Choose setups that match the market regime

The same chart pattern behaves differently in a trending market, chop, or risk-off tape.

~37 min read

Educational content only—not investment advice, not a solicitation, and not personalized to your objectives.

A stock setup is never isolated. Swing traders operate inside a market regime: index trend, sector leadership, volatility, liquidity, and breadth. A breakout that works easily in a broad rally may fail repeatedly in a range-bound or risk-off market. Regime awareness is how you decide when to press, when to reduce, and when to wait.

Market regime and relative strength matrix
The cleanest long setups often sit in the top-right quadrant: supportive market plus stock-level leadership.

Relative strength is not the same as being green today

A stock can be up 2% today and still be weak if the sector is up 6%. Relative strength asks whether the name is leading its benchmark over a useful window and whether it resists damage on broad down days. Leaders often show themselves before the index looks perfect.

  • Strong RS during market weakness can build a watchlist for the next market repair.
  • Weak RS during a broad rally suggests the stock is lagging despite a favorable tide.
  • Sector leadership matters: many breakouts cluster when institutions rotate into a group.
  • Do not buy RS blindly; price structure and risk still control the trade.

Three common regimes

Trending markets reward continuation. Choppy markets punish obvious breakouts and favor smaller size, quicker profit-taking, or waiting for retests. Risk-off markets can make even strong charts gap lower; in those periods, standing aside is an active decision, not laziness.

Breadth and participation

Breadth asks how many stocks are participating. If the index is up because only a few heavyweights carry it, smallcap and midcap breakouts may behave poorly. If many sectors participate, follow-through improves because liquidity is broad rather than narrow.

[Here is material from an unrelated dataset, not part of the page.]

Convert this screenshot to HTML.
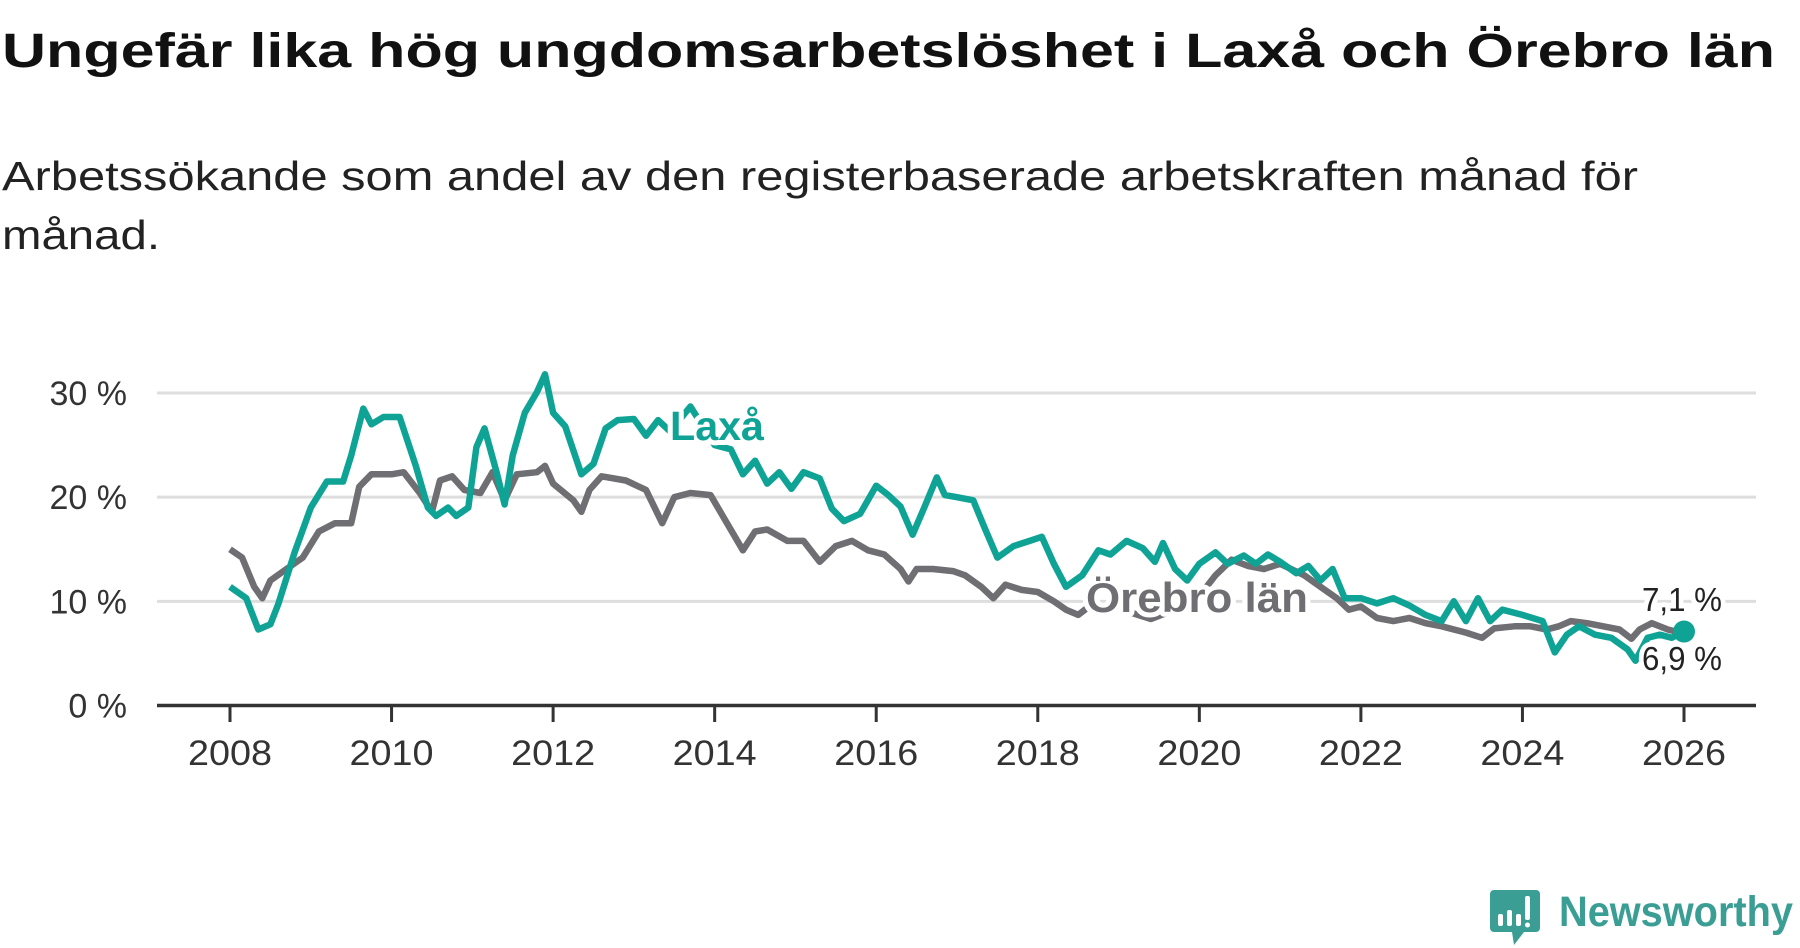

Practical regime checklist

  • Is the index above or below key moving averages and recent swing lows?
  • Are sector leaders breaking out, holding, or failing together?
  • Are breakouts following through for two to five sessions, or reversing the next day?
  • Is your watchlist producing more high-quality setups or only forced marginal names?
  • Should your default size be normal, reduced, or zero until conditions improve?